Start of PROVIDED MATERIAL
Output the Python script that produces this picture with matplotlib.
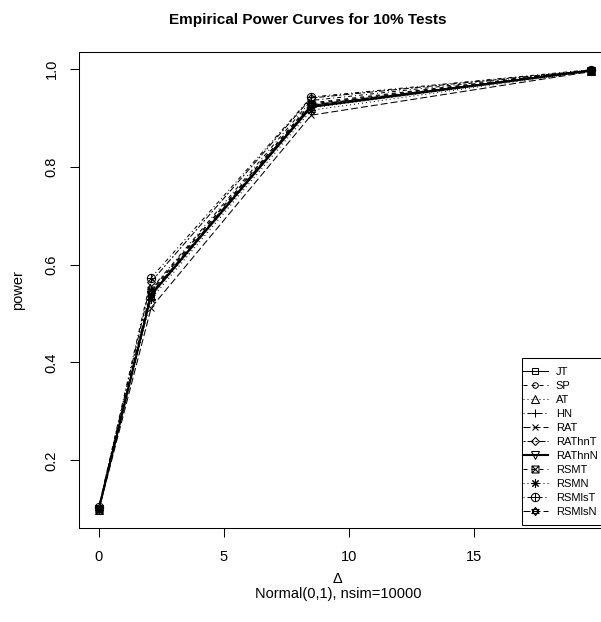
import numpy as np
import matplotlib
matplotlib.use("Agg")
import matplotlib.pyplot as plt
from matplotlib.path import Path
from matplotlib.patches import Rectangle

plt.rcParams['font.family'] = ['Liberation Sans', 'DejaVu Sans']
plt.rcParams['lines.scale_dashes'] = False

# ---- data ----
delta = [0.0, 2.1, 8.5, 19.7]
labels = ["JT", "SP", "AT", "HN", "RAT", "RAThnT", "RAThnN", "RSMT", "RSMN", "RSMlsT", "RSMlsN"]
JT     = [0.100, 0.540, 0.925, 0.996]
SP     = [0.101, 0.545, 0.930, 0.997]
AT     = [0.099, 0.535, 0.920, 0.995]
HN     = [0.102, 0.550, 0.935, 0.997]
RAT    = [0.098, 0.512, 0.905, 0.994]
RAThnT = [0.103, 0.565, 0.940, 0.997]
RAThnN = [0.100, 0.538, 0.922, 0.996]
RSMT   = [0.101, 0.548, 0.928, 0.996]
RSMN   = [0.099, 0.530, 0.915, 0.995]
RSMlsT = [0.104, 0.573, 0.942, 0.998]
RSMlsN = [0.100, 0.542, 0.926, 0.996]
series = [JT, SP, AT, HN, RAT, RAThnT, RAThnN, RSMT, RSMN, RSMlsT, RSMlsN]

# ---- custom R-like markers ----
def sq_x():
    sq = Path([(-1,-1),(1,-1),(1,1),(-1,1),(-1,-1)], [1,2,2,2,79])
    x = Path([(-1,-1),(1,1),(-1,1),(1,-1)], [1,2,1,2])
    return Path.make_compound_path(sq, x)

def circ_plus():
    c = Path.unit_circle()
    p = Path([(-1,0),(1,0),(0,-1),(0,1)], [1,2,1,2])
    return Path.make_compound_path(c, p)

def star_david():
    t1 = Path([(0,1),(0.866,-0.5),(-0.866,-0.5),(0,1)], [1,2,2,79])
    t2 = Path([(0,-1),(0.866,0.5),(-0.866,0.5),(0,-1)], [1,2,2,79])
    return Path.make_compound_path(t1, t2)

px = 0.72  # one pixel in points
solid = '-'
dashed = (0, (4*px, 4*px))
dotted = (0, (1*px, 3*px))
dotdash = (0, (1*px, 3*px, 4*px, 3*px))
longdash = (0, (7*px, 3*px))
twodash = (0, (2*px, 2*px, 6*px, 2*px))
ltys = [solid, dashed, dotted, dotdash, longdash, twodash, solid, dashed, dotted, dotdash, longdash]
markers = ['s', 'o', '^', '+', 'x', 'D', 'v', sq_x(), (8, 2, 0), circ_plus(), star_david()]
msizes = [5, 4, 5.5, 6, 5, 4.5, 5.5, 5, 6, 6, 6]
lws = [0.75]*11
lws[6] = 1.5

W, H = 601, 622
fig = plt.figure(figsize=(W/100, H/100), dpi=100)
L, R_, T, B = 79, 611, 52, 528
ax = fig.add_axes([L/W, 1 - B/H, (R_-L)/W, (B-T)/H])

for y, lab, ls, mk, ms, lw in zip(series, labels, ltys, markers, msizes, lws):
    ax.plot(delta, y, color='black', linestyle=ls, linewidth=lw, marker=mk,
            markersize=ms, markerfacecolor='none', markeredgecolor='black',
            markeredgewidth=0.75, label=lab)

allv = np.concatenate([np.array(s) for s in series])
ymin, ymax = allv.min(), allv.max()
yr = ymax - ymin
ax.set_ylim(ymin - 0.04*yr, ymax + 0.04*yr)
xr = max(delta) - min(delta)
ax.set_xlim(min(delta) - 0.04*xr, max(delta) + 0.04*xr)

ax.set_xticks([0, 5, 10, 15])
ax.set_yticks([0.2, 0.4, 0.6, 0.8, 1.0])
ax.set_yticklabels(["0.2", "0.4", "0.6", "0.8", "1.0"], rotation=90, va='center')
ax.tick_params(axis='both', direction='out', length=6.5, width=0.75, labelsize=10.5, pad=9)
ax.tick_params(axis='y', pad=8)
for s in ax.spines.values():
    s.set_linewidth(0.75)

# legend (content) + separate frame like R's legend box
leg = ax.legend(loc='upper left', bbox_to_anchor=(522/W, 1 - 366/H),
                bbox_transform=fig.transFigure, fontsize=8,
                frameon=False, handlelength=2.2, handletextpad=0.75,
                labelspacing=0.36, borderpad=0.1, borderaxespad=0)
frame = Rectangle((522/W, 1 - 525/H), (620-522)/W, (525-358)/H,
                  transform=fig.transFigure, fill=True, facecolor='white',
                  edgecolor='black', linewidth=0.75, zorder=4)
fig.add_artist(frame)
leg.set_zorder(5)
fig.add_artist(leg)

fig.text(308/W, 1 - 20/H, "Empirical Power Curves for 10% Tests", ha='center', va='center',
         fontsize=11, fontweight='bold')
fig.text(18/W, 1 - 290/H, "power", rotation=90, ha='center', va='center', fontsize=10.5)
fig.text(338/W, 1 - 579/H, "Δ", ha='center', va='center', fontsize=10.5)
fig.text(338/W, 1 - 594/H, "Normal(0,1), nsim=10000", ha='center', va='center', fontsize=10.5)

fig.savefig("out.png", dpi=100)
End of PROVIDED MATERIAL
--- GIVEN INSTRUCTION ---
Leave out the pictures and output the rest of the material exactly as written.

--- FULL SOLUTION ---
Output the Python script that produces this picture with matplotlib.
import numpy as np
import matplotlib
matplotlib.use("Agg")
import matplotlib.pyplot as plt
from matplotlib.path import Path
from matplotlib.patches import Rectangle

plt.rcParams['font.family'] = ['Liberation Sans', 'DejaVu Sans']
plt.rcParams['lines.scale_dashes'] = False

# ---- data ----
delta = [0.0, 2.1, 8.5, 19.7]
labels = ["JT", "SP", "AT", "HN", "RAT", "RAThnT", "RAThnN", "RSMT", "RSMN", "RSMlsT", "RSMlsN"]
JT     = [0.100, 0.540, 0.925, 0.996]
SP     = [0.101, 0.545, 0.930, 0.997]
AT     = [0.099, 0.535, 0.920, 0.995]
HN     = [0.102, 0.550, 0.935, 0.997]
RAT    = [0.098, 0.512, 0.905, 0.994]
RAThnT = [0.103, 0.565, 0.940, 0.997]
RAThnN = [0.100, 0.538, 0.922, 0.996]
RSMT   = [0.101, 0.548, 0.928, 0.996]
RSMN   = [0.099, 0.530, 0.915, 0.995]
RSMlsT = [0.104, 0.573, 0.942, 0.998]
RSMlsN = [0.100, 0.542, 0.926, 0.996]
series = [JT, SP, AT, HN, RAT, RAThnT, RAThnN, RSMT, RSMN, RSMlsT, RSMlsN]

# ---- custom R-like markers ----
def sq_x():
    sq = Path([(-1,-1),(1,-1),(1,1),(-1,1),(-1,-1)], [1,2,2,2,79])
    x = Path([(-1,-1),(1,1),(-1,1),(1,-1)], [1,2,1,2])
    return Path.make_compound_path(sq, x)

def circ_plus():
    c = Path.unit_circle()
    p = Path([(-1,0),(1,0),(0,-1),(0,1)], [1,2,1,2])
    return Path.make_compound_path(c, p)

def star_david():
    t1 = Path([(0,1),(0.866,-0.5),(-0.866,-0.5),(0,1)], [1,2,2,79])
    t2 = Path([(0,-1),(0.866,0.5),(-0.866,0.5),(0,-1)], [1,2,2,79])
    return Path.make_compound_path(t1, t2)

px = 0.72  # one pixel in points
solid = '-'
dashed = (0, (4*px, 4*px))
dotted = (0, (1*px, 3*px))
dotdash = (0, (1*px, 3*px, 4*px, 3*px))
longdash = (0, (7*px, 3*px))
twodash = (0, (2*px, 2*px, 6*px, 2*px))
ltys = [solid, dashed, dotted, dotdash, longdash, twodash, solid, dashed, dotted, dotdash, longdash]
markers = ['s', 'o', '^', '+', 'x', 'D', 'v', sq_x(), (8, 2, 0), circ_plus(), star_david()]
msizes = [5, 4, 5.5, 6, 5, 4.5, 5.5, 5, 6, 6, 6]
lws = [0.75]*11
lws[6] = 1.5

W, H = 601, 622
fig = plt.figure(figsize=(W/100, H/100), dpi=100)
L, R_, T, B = 79, 611, 52, 528
ax = fig.add_axes([L/W, 1 - B/H, (R_-L)/W, (B-T)/H])

for y, lab, ls, mk, ms, lw in zip(series, labels, ltys, markers, msizes, lws):
    ax.plot(delta, y, color='black', linestyle=ls, linewidth=lw, marker=mk,
            markersize=ms, markerfacecolor='none', markeredgecolor='black',
            markeredgewidth=0.75, label=lab)

allv = np.concatenate([np.array(s) for s in series])
ymin, ymax = allv.min(), allv.max()
yr = ymax - ymin
ax.set_ylim(ymin - 0.04*yr, ymax + 0.04*yr)
xr = max(delta) - min(delta)
ax.set_xlim(min(delta) - 0.04*xr, max(delta) + 0.04*xr)

ax.set_xticks([0, 5, 10, 15])
ax.set_yticks([0.2, 0.4, 0.6, 0.8, 1.0])
ax.set_yticklabels(["0.2", "0.4", "0.6", "0.8", "1.0"], rotation=90, va='center')
ax.tick_params(axis='both', direction='out', length=6.5, width=0.75, labelsize=10.5, pad=9)
ax.tick_params(axis='y', pad=8)
for s in ax.spines.values():
    s.set_linewidth(0.75)

# legend (content) + separate frame like R's legend box
leg = ax.legend(loc='upper left', bbox_to_anchor=(522/W, 1 - 366/H),
                bbox_transform=fig.transFigure, fontsize=8,
                frameon=False, handlelength=2.2, handletextpad=0.75,
                labelspacing=0.36, borderpad=0.1, borderaxespad=0)
frame = Rectangle((522/W, 1 - 525/H), (620-522)/W, (525-358)/H,
                  transform=fig.transFigure, fill=True, facecolor='white',
                  edgecolor='black', linewidth=0.75, zorder=4)
fig.add_artist(frame)
leg.set_zorder(5)
fig.add_artist(leg)

fig.text(308/W, 1 - 20/H, "Empirical Power Curves for 10% Tests", ha='center', va='center',
         fontsize=11, fontweight='bold')
fig.text(18/W, 1 - 290/H, "power", rotation=90, ha='center', va='center', fontsize=10.5)
fig.text(338/W, 1 - 579/H, "Δ", ha='center', va='center', fontsize=10.5)
fig.text(338/W, 1 - 594/H, "Normal(0,1), nsim=10000", ha='center', va='center', fontsize=10.5)

fig.savefig("out.png", dpi=100)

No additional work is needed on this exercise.